Our first blog from Seb Mayfield, the new Network & Projects Coordinator for Good Food Oxford.

For the last 11 years I have dedicated myself to working towards a more sustainable food system in the UK, with a passion for working with communities to enable change at local and regional levels.

So I thought I’d dive right in and make my first blog about the problem with the idea that food aid can ultimately solve food poverty.

Food poverty is one facet of poverty which is a result of inadequate income. This is often caused by low wages, precarious work and an inefficient benefits system. Providing free or subsidised food isn’t going to remedy this situation.

Yes, people need food and yes, they should be able to access nutritious food in the most dignified way possible. There are many programmes doing wonderful things to make sure this happens.

But we have to acknowledge that rather than solving the issue of food poverty, they are solving short-term food shortages caused by financial crises.

Financial shocks can and do lead to many households falling into some degree of food poverty. Taking the view that food aid is a satisfactory way of dealing with this only helps it to become further institutionalised in the UK. It has been argued by some, including the Independent Food Aid Network (I should declare I am a co-founder), that this is exemplified by the recent announcement that Asda will be providing £20 million of investment for FareShare and the Trussell Trust, whilst not committing to paying their workers a living wage.

Investment on this scale needs to be coupled with a commitment to a fairer and better working system for employees, and fairer contracts with suppliers.

I’ve been involved in the food movement for over a decade and I do this work because I know how growing, cooking and eating good food positively impacts on people’s mental and physical health and motivates people to take action in other areas of life, including civic engagement. Getting involved in such activities provides so many benefits that have been well-documented by a variety of experts and organisations, including by Good Food Oxford and its members.

However, experience over the last few years has shown me that it’s unhelpful to claim that this sort of work is directly impacting on the root causes of food poverty.

People’s Knowledge, a research project at Coventry University, believes that we need to be careful with the message being communicated: ‘…Mainstream institutions, politicians, professionals and activists often perpetuate a range of “food myths” …These food myths shift attention away from structural political problems towards blaming individuals for food-related problems like food poverty. These myths also encourage people to think about short term band-aid solutions by encouraging individual behavioural change and food charity rather than confronting structural political and cultural issues that are at the root of food-related injustices.’’

This is supported by PROOF Canada’s research that adult food skills and use of gardens are not associated with food insecurity. Everybody needs to learn how to grow, cook and eat healthy and sustainable food, not just people who are experiencing food poverty.

When I talked to Professor Valerie Tarasuk, Principle Director of PROOF, she explained that while there are many other benefits to these types of programmes, including increases in social capital and benefits to mental and physical health, there needs to be an appreciation that the only long-term things that are going to have an impact on levels of food poverty are higher wages, increased work opportunities and an improved benefits system.

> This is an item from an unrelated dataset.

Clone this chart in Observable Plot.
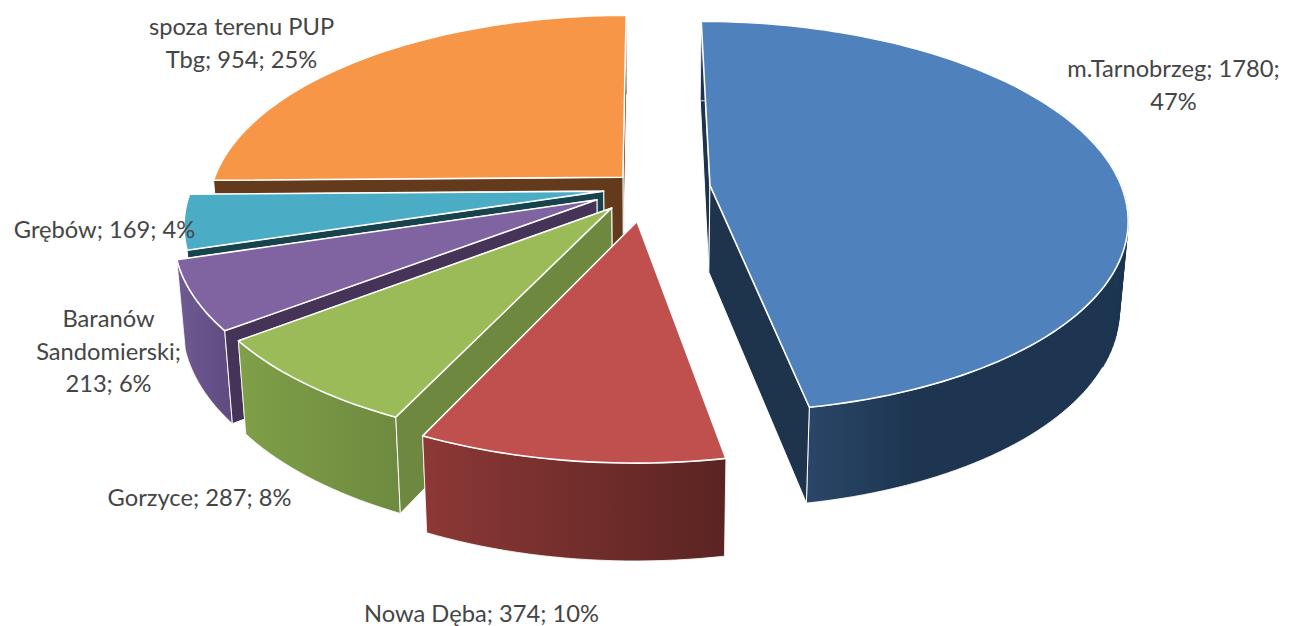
<!DOCTYPE html>
<html><head><meta charset="utf-8">
<style>html,body{margin:0;padding:0;background:#fff}svg{display:block}</style>
<script src="https://cdn.jsdelivr.net/npm/d3@7"></script>
<script src="https://cdn.jsdelivr.net/npm/@observablehq/plot@0.6"></script>
</head><body><div id="chart"></div>
<script>
// --- data
const names  = ["m.Tarnobrzeg","Nowa Dęba","Gorzyce","Baranów Sandomierski","Grębów","spoza terenu PUP Tbg"];
const values = [1780,374,287,213,169,954];
const percents = [47,10,8,6,4,25];
const labelBreaks = [
  "m.Tarnobrzeg; 1780;\n47%",
  "Nowa Dęba; 374; 10%",
  "Gorzyce; 287; 8%",
  "Baranów\nSandomierski;\n213; 6%",
  "Grębów; 169; 4%",
  "spoza terenu PUP\nTbg; 954; 25%"
];
// --- styling / layout (separate from data)
const explode = [.155,.172,.132,.134,.105,.081];
const topCol  = ["#4f81bd","#c0504d","#9bbb59","#8064a2","#4bacc6","#f79646"];
const sideCol = ["#1e344d","#5a2422","#6f8840","#463358","#17434f","#633a1c"];
const wallStops = [
  [[0,"#1e344d"],[.25,"#2a4668"],[.5,"#1d3550"],[1,"#1d3550"]],
  [[0,"#8c3836"],[1,"#5a2422"]],
  [[0,"#7f9f48"],[1,"#6e8a3f"]],
  [[0,"#6f5a92"],[1,"#5f4b80"]],
  [[0,"#1d5566"],[1,"#17434f"]],
  [[0,"#633a1c"],[1,"#633a1c"]]
];
const labelX = [1173,481,199,108,104,241];
const labelY = [82,611,494.5,348.5,226.5,40];
const drawOrder = [0,5,4,3,2,1];
const W=1289,H=626, cx=646, cy=187.5, R=412, S=191, k=.16, k2=.095, depth=87, shrink=.982;

// --- geometry from values
const total = d3.sum(values);
let acc = 0;
const slices = values.map((v,i)=>{
  const a0 = acc/total*2*Math.PI; acc += v;
  const a1 = acc/total*2*Math.PI;
  return {i,a0,a1,am:(a0+a1)/2,d:explode[i]};
});
function disc(s,r,a){
  return {u:r*Math.sin(a)+s.d*Math.sin(s.am), v:-r*Math.cos(a)-s.d*Math.cos(s.am), a};
}
function upper(p){ const w=1-k*p.v; return {x:cx+R*p.u/w, y:cy+S*p.v/w}; }
function lower(p){ const t=upper(p); return {x:cx+(t.x-cx)*shrink, y:t.y+depth/(1-k2*p.v)}; }
function arc(s){
  const n=Math.max(6,Math.round((s.a1-s.a0)*40));
  return d3.range(n+1).map(j=>disc(s,1,s.a0+(s.a1-s.a0)*j/n));
}
const closed = a => [...a,a[0]];
function poly(pts,fill,stroke,sw){
  return Plot.line(closed(pts),{x:"x",y:"y",fill,stroke,strokeWidth:sw,curve:"linear",strokeLinejoin:"round"});
}
const marks=[];
// gradient definitions
marks.push(()=>{
  const defs=d3.create("svg:defs");
  wallStops.forEach((st,i)=>{
    const g=defs.append("linearGradient").attr("id","wall"+i).attr("x1",0).attr("x2",1).attr("y1",0).attr("y2",0);
    st.forEach(([o,c])=>g.append("stop").attr("offset",o).attr("stop-color",c));
  });
  return defs.node();
});
for(const i of drawOrder){
  const s=slices[i], rim=arc(s), apex=disc(s,0,0);
  const wall=(p,q)=>[upper(p),upper(q),lower(q),lower(p)];
  const first=rim[0], last=rim[rim.length-1];
  const pair = i===0 ? [first,last] : [last,first];
  const outer = poly([...rim.map(upper),...rim.slice().reverse().map(lower)],`url(#wall${i})`,i===5?"none":"#fff",.8);
  marks.push(poly(wall(apex,pair[0]),sideCol[i],"#fff",1));
  if(i===1){
    // both radial walls of the front slice turn away from the viewer
    marks.push(poly(wall(apex,pair[1]),sideCol[i],"#fff",1));
    marks.push(outer);
  } else {
    marks.push(outer);
    marks.push(poly(wall(apex,pair[1]),sideCol[i],"#fff",1));
  }
  // silhouette filler at the right extreme of the disc
  d3.pairs(rim).forEach(([p,q])=>{
    const sn=Math.sin((p.a+q.a)/2);
    if(Math.abs(sn)>.9 && i===0){
      const c=wallStops[i][wallStops[i].length-1][1];
      marks.push(poly(wall(p,q),c,c,.6));
    }
  });
  // top face
  marks.push(poly([upper(apex),...rim.map(upper)],topCol[i],"#fff",1.6));
}
marks.push(Plot.text(labelBreaks,{
  x:(d,i)=>labelX[i], y:(d,i)=>labelY[i], text:d=>d,
  fontSize:23.7, lineHeight:1.39, fontFamily:"Lato, 'Open Sans', sans-serif", fill:"#454545", textAnchor:"middle", lineAnchor:"middle"
}));
document.getElementById("chart").append(Plot.plot({
  width:W,height:H,margin:0,
  x:{domain:[0,W],range:[0,W],axis:null},
  y:{domain:[0,H],range:[0,H],axis:null},
  style:{background:"#fff"},
  marks
}));
</script></body></html>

A briefing for the Food Research Collaboration makes a similar point about using surplus food to feed people who are hungry.

So, what does this mean for civic society engaged in food aid? Should everyone working extremely hard, often voluntarily, to feed people in their communities just pack up and go home, hoping that one day the necessary policy changes will happen? The short answer is ‘no’.

People need food and they need it right now. However, whilst feeding people let’s do as much as we can to highlight the reasons why we are having to do this and raise awareness of the wider issues.

Any organisation feeding people in their communities, however they choose to do this, can work to raise awareness of the issues faced by the people they serve and highlight the need for upstream solutions. Getting involved in national campaigns like End Hunger UK is one way of doing this.

At Good Food Oxford our work on food poverty this year will include a focus on maximising family income with funding from Food Power. This project acknowledges that low income is the major cause of food poverty. In a city like Oxford, in-work poverty is a serious issue and the Oxford Living Wage could significantly contribute to changing this, so we are delighted to support the campaign.

I am really pleased to be taking on the role of Network & Projects Coordinator for Good Food Oxford. I believe strongly that local alliances are a vital part of the solution to how to create a more sustainable and just food system, and I look forward to working with GFO network members and partners to make this work a success over the coming months.